Festival kuliner sudah menjadi tren saat ini. Di berbagai kota, ajang ini sudah dijadwalkan saban tahun dari jauh-jauh hari. Event ini pun hampir tak pernah sepi pengunjung. Hal ini disebabkan lantaran promosi gencar di media-media sosial maupun produk-produk makanan dan minuman yang memang diburu oleh para maniak kuliner.

Banyak pelaku bisnis makanan minuman menganggap festival sebagai media efektif dalam memasarkan merek dan produk-produknya. Lewat festival ini, pelaku usaha bisa menjangkau konsumen lebih luas.

“Mereka yang bergabung dengan kami sebagai tenant sangat beragam. Ada yang baru memulai bisnisnya sehingga ingin melihat dan menjaring pasar lebih luas lagi. Ada pula yang memang sudah cukup lama berbisnis tetapi ingin melihat potensi-potensi baru,” ujar David Wayne Ika, CEO Endeus TV, penyelenggara Endeus Festival.

Untuk terlibat dalam festival ini, tenant harus melalui proses kurasi yang beragam. Festival ini bisa diikuti oleh publik, baik yang sudah memiliki restoran fisik maupun tidak. Untuk yang belum memiliki restoran fisik, minimal sudah dikenal di media sosial, seperti Instagram.

Festival kuliner biasanya dipadukan dengan aktivasi lain untuk memberi pengalaman lebih bagi pengunjung. Misalnya, dipadukan dengan konser musik, live cooking, kelas memasak, kuis, dan sebagainya.

“Misi kami adalah menjadi konektor bagi para stakeholder dunia kuliner. Baik para produsen makanan, bumbu masak, komunitas pencinta kuliner, hingga produsen alat-alat masak. Mereka semua dilibatkan dalam satu aktivasi, mulai mulai dari live cooking demo, food tasting, hingga hands-on experience,” jelas David.

Di balik itu semua, bagi David, festival kuliner pada dasarnya adalah ajang sekaligus kanal pemasaran baru bagi para pelaku UKM. Festival biasanya digelar dengan menggandeng pemerintah setempat. Di sini, pelaku UKM bisa bertemu langsung dengan para foodie atau konsumennya.

Salah satu merek yang gencar menggelar festival kuliner dari pelaku UKM adalah GoJek. Sejak pertama kali digelar di Jakarta pada Januari 2018, GoFood festival ini sudah hadir di lebih 30 lokasi yang tersebar di Indonesia. Tercatat hampir 1.000 mitra merchant UKM bergabung.

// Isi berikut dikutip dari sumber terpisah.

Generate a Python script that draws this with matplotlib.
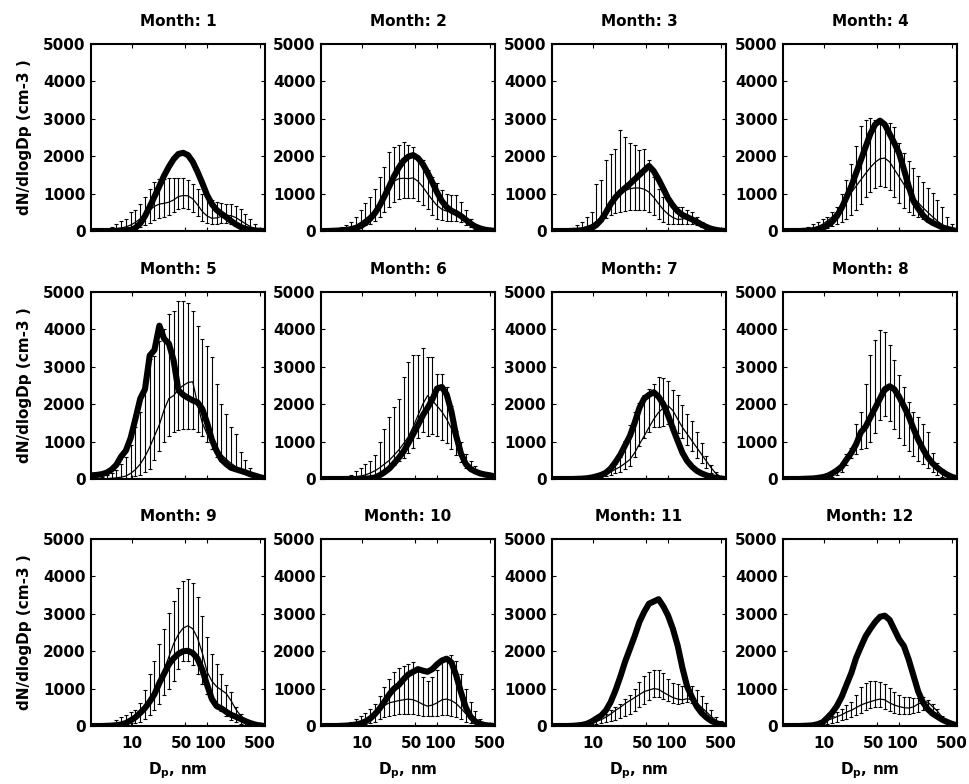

“Kami percaya bahwa dengan teknologi, mitra merchant GoFood mampu ikut memajukan kuliner tanah air sekaligus berkontribusi pada perekonomian lokal dan nasional. Kami terus menghadirkan inisiatif dan inovasi untuk memudahkan usaha, termasuk dalam pemasaran di GoFood Festival,” ujar Rosel Lavina, VP Corporate Affairs for Food.

Menurut salah satu mitra merchant GoFood Festival Gelora Bung Karno (GBK) Anggit Budi Setiawan, bisnis Bakaro Grill Express miliknya sangat merasakan keuntungan dari keikutsertaannya di festival ini. Produk kulinernya semakin dikenal oleh konsumen lebih luas. Bisnisnya pun mengalami kenaikan transaksi hingga 3,7 kali lipat.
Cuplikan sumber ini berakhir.